For every 10° C change in temperature, we see a 4% change in resistance of a trace. These observations point to a need to simulate the PDN design with a DC IR Drop electro-thermal solution.
ADS provides a fully automated integrated Electrical-Thermal-Electrical iterative simulation. Users receive an accurate representation of DC IR Drop results by factoring in local resistivity changes due to heating. The additional Thermal-only simulation gives the user the ability to perform thermal floor planning.
With ADS you can copy existing DC IR Drop simulation setup to new Electro-Thermal simulation and visualize a list of the temperature of planes, pins and vias.
Figure 4. DC IR Drop Electro-Thermal analysis - visualization of temperature.
5. Use an interconnect toolbox
The signal integrity design challenge is not just to successfully recover the transmitter signal at the receiver, but to understand what is controlling the performance. It is important to find the significant margin eaters and the ones that can be optimized.
Typical connections between a transmitter and a receiver include some sections of application specific custom PCB routing. ADS has a signal integrity toolbox to help explore the design trade-offs and deal with the complex interaction between stack-up, transmission line losses, and via topology.
Designing the PCB interconnect starts with a PCB stack-up definition to start evaluating the different types of transmission line topologies. Once the transmission lines are optimized for impedance and losses, then one needs to look at via performance to transition between layers. Anyone of these steps has cost and performance trade-offs that can impact the other, resulting in a complex inter-relationship to determine which feature is the real margin eater: Layer Count, Line Z, Via Backdrills, Material, Layout Density, etc.

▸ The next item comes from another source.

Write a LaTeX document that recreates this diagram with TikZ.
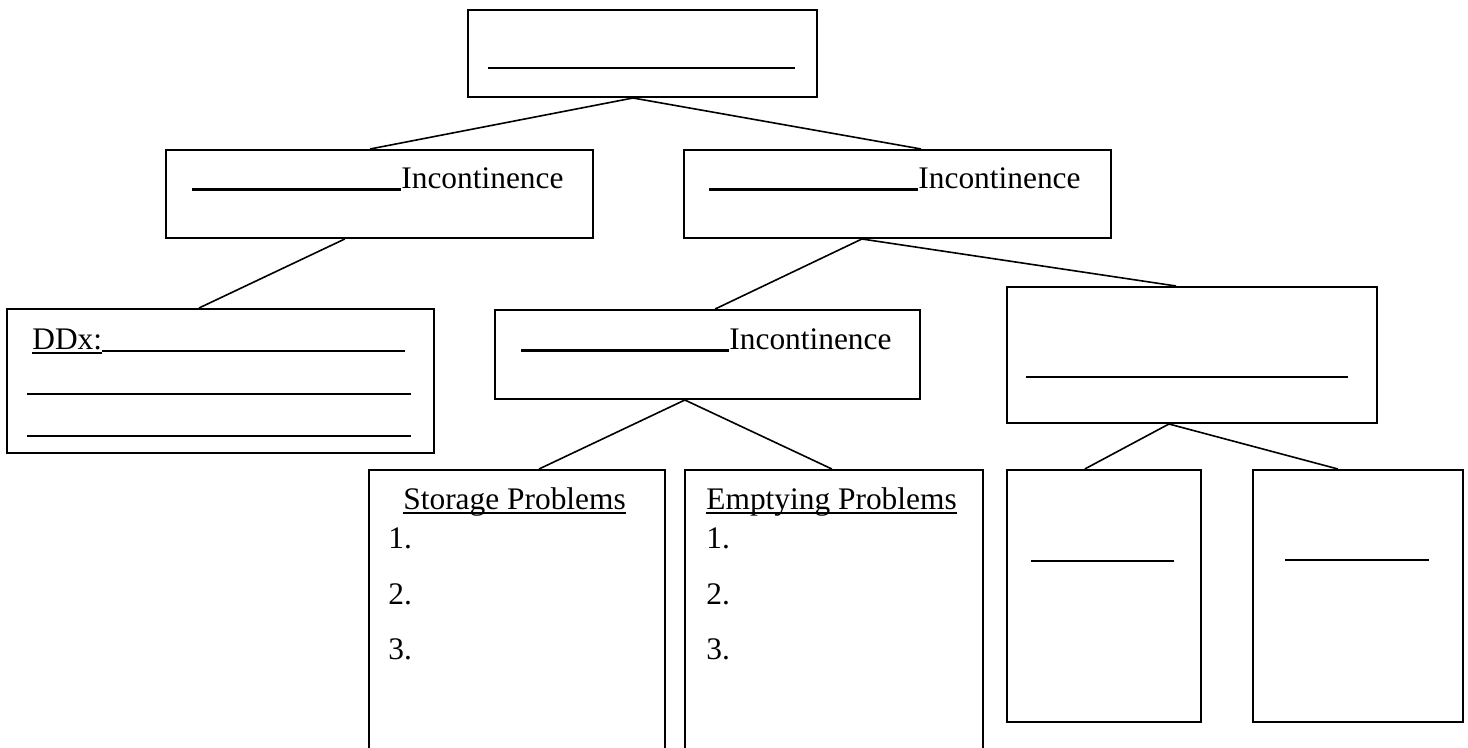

ADS provides an Interconnect Toolbox that includes Substrate Editor, Controlled Impedance Line Designer, and Via Designer to simplify the pre-layout PCB interconnect investigation.
Figure 5. This type of pre-layout investigation enables an engineer to understand what is controlling the design margins and make informed cost vs. performance decisions.
Conclusion
With increasingly complicated designs related to signal and power intensity, engineers and designers can benefit from having software tools for simulation and design.
With the best advanced simulation software, designers can take simulated waveforms and test them against the same gold suite of compliance tests used on the bench with final verification hardware to attain the utmost confidence in a design’s compliance.
These software solutions, such as Keysight’s ADS, give customers greater insight and in turn, greater chance of success circuit simulation. They bring advanced problem solving to layout and layout verification, silicon RFIC, signal and power integrity, and more.